» **Exercise brief**
Pick out each line containing the string "this" and copy it.

» **Data extract**
• • • •
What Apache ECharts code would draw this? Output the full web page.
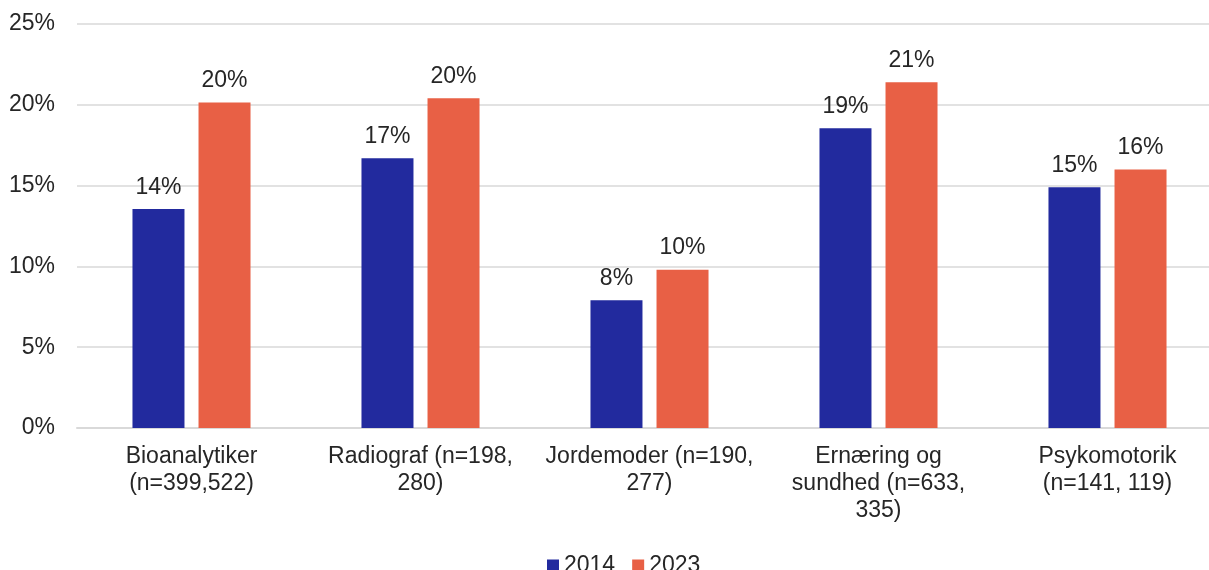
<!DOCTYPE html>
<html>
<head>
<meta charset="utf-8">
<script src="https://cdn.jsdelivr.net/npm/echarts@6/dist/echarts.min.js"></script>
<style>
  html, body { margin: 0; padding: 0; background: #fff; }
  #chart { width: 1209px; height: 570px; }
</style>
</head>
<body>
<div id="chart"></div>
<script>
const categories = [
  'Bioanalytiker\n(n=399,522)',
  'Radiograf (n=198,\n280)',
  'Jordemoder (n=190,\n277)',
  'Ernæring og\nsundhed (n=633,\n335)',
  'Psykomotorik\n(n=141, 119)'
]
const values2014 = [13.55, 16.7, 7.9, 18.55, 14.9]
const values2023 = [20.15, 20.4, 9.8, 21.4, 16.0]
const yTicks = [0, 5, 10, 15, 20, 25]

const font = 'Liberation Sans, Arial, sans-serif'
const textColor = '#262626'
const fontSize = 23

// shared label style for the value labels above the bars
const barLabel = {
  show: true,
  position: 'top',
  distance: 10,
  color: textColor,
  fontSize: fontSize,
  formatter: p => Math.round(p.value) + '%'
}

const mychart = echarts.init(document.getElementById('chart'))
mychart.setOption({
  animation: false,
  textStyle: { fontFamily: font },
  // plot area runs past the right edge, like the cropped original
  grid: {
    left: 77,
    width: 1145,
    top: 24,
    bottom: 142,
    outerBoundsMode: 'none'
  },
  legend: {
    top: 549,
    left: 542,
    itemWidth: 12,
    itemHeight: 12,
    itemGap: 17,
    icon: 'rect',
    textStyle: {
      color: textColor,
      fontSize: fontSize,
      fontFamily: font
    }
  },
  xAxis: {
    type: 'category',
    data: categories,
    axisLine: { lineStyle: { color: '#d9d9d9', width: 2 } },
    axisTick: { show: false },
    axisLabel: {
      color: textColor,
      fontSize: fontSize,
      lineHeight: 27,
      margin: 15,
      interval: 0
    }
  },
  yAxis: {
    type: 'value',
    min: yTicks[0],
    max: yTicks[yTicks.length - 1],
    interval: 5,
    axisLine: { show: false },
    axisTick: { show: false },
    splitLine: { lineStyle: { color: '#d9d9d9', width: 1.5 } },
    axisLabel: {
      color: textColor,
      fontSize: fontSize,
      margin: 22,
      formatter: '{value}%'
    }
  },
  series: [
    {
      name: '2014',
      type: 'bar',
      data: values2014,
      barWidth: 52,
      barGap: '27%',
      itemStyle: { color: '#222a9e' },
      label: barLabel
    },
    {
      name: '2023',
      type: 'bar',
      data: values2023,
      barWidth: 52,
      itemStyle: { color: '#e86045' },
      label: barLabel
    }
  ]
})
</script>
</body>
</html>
• • • •
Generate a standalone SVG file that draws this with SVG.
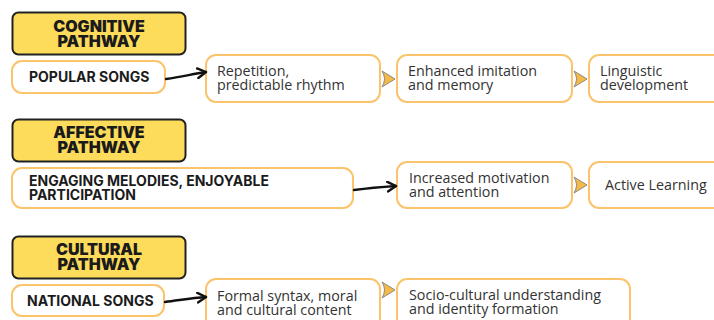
• • • •
» **The response**
What Apache ECharts code would draw this? Output the full web page.
Generate a standalone SVG file that draws this with SVG.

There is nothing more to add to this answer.